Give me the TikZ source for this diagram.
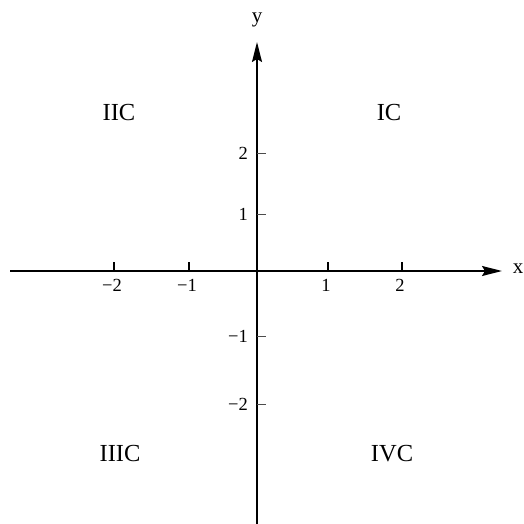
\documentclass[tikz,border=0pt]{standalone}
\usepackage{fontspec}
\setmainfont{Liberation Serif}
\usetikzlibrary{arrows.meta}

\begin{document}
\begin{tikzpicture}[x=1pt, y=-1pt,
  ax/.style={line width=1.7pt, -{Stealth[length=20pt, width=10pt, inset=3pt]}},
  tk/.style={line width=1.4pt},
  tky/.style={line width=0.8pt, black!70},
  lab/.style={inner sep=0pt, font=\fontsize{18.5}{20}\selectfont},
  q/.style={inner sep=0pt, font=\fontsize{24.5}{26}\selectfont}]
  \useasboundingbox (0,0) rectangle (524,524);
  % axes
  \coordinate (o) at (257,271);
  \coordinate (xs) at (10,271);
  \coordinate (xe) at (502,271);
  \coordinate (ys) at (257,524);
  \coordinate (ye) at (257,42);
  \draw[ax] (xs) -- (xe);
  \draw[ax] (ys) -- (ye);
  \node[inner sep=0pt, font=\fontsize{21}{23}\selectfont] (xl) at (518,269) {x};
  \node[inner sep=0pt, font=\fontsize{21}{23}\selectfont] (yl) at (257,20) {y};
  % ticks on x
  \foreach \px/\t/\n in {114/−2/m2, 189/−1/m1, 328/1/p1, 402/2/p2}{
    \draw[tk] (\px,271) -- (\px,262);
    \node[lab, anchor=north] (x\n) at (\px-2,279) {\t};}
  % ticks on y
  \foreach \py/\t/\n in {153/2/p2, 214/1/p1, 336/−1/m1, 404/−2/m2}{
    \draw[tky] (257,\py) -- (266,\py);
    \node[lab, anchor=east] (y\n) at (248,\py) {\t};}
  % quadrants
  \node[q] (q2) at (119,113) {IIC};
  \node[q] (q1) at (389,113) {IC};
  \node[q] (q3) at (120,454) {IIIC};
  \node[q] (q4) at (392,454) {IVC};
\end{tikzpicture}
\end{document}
--
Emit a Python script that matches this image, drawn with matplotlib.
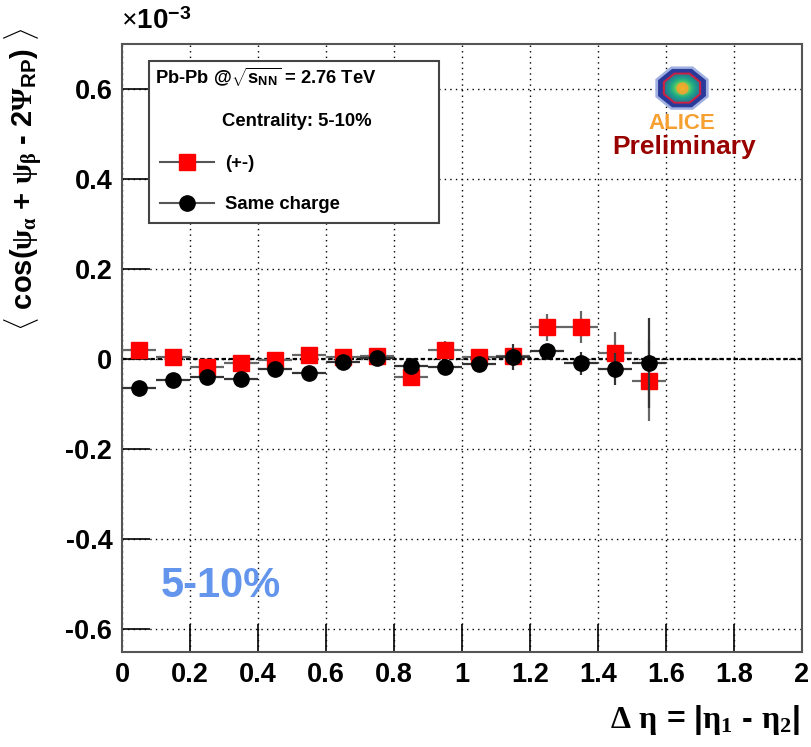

*WORK INSTRUCTIONS*:
Copy every line of the entries above in which "this" occurs.

*SOLVED EXERCISE*:
Give me the TikZ source for this diagram.
Emit a Python script that matches this image, drawn with matplotlib.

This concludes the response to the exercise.